7 ways recruiters blow up job interviews

Recruitment is hard work; you chase your network, receive interest from a potential candidate, proceed to tell them more, they go off the radar, after a few more calls they come back, you arrange to chat, they have 100 questions, you have 100 roles, and suddenly, it all seems to come together when you finally secure that initial meeting.

It’s a tough business, which is why most companies outsource their hiring. But the work doesn’t stop once you’ve got them in the door – in fact, it’s the most crucial part of the job, interviewing. And if you don't get this right, your hard work can feel like a complete waste of time.

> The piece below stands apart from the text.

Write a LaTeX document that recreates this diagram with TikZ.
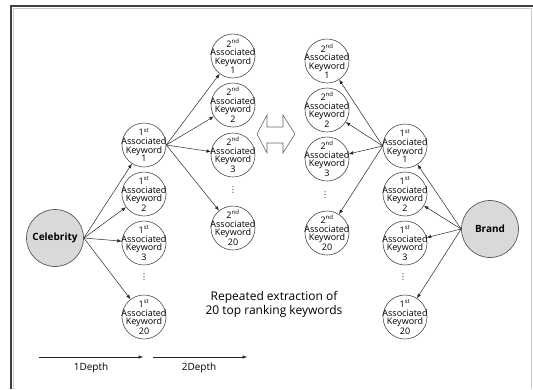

Perhaps your interview strategy needs adjusting. Luckily there’s enough research to help guide you through the most daunting part of the hiring process.

Entrepreneur identified seven ways where you could be going wrong, and we've been collated them below…

1. You’re distracted by appearance

Much like Austin Power was entranced by the ‘mole’ in Goldmember, we’re all guilty of being distracted by someone’s appearance. In fact, research from Rice University and the University of Houston has backed this unconscious bias up. They found that people with birthmarks, scars and other facial disfigurements are more likely to receive poor ratings in job interviews.

2. You misread body language

Decisions are often made by what a candidate didn’t say, rather than what they did. In fact, a recent survey conducted by Robert Half found that interviewers place a lot of onus on applicants’ eye contact, facial expressions, handshakes and posture. Find out more about how you can adjust your body language to put candidates at ease, here.

3. You’re taking too long

Whilst the speed of hiring should never be the main focus of a recruiter, it’s important to be streamlined and efficient and not make your candidate wait too long. With the global average standing at 23.7 days, delaying your candidate could give them itchy feet.

Andrew Chamberlain, Glassdoor's Chief Economist, explained: “The longer it takes to hire, the greater the productivity loss for employers. And, the longer money is left on the table waiting for potential candidates."